Now that we have this big list of the reviews, we'll shuffle them up (which will be useful later when we are splitting the documents into those we train with, and those we test with).

In [10]:
import random

In [11]:
random.shuffle(documents)

In [12]:
documents[0]

(['"', 'love', 'to', 'kill', '"', 'starts', 'off', ...], 'neg')

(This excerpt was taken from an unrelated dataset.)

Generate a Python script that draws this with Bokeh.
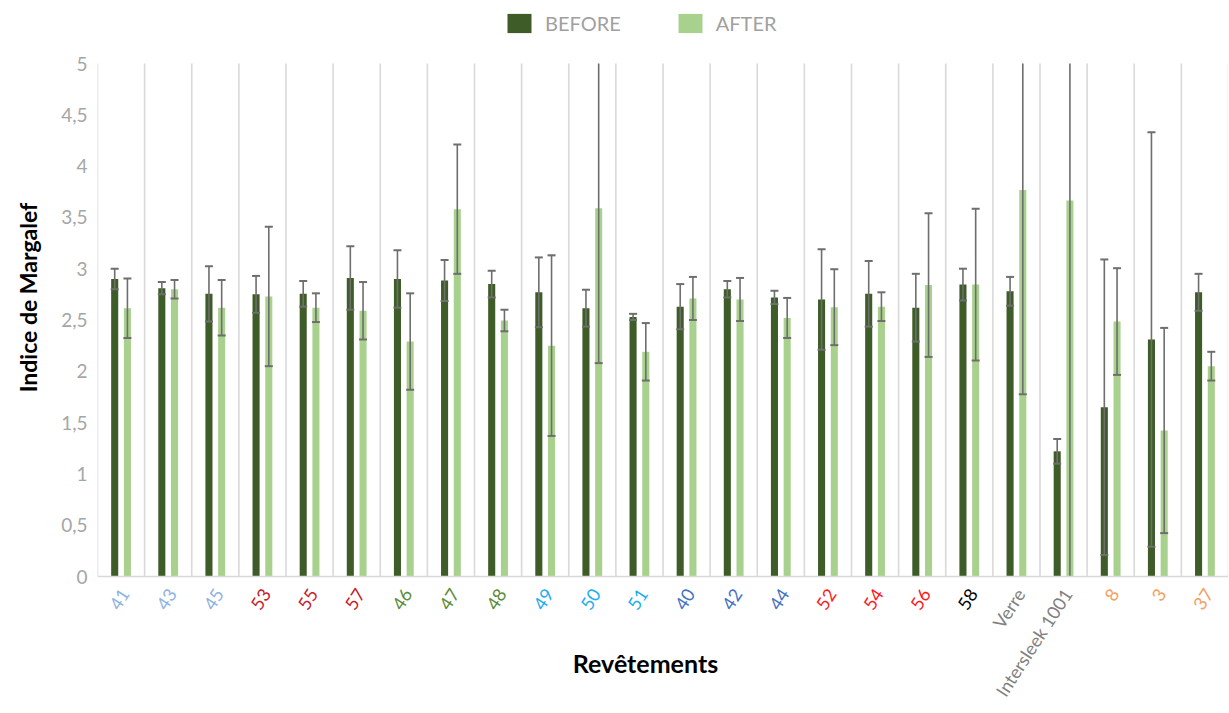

The goal at this point is to find the most common 2000 words.  We have all of the words in this `documents` thing we just built (the first element of each pair in the list), but we can also just get them from the corpus using `words()`, so may as well do it that way.

In [13]:
movie_reviews.words()

['plot', ':', 'two', 'teen', 'couples', 'go', 'to', ...]

In [14]:
len(movie_reviews.words())

1583820

So that `The` and `the` are not treated as different words, we will go through and make a new list of words by transforming all the words in the movie reviews corpus into their lower case versions.

In [15]:
lower_words = [w.lower() for w in movie_reviews.words()]

In [16]:
fd = nltk.FreqDist(lower_words)

In [17]:
fd.most_common(5)

[(',', 77717), ('the', 76529), ('.', 65876), ('a', 38106), ('and', 35576)]

What we did above was to take a big list (of 1.6 million words!) and make a second, equally big list (of 1.6 million lowercased words!), and then do a frequency distribution of that.  This could have been kind of slow.  We can skip that middles step of making a second big list of words by instead giving a generator directly to `FreqDist` as I have done below.  In the end, `fd` and `fd2` should be the same, it's just that `fd2` will have been more efficient to construct.

In [18]:
fd2 = nltk.FreqDist(w.lower() for w in movie_reviews.words())

In [19]:
fd['a']

38106

Now, we'll take the most common 2000 and use those words to name the features that we will use when training the classifier.

In [20]:
word_features = [w for (w, c) in fd.most_common(2000)]

In [21]:
word_features[:10]

[',', 'the', '.', 'a', 'and', 'of', 'to', "'", 'is', 'in']

In [22]:
documents[0]

(['"', 'love', 'to', 'kill', '"', 'starts', 'off', ...], 'neg')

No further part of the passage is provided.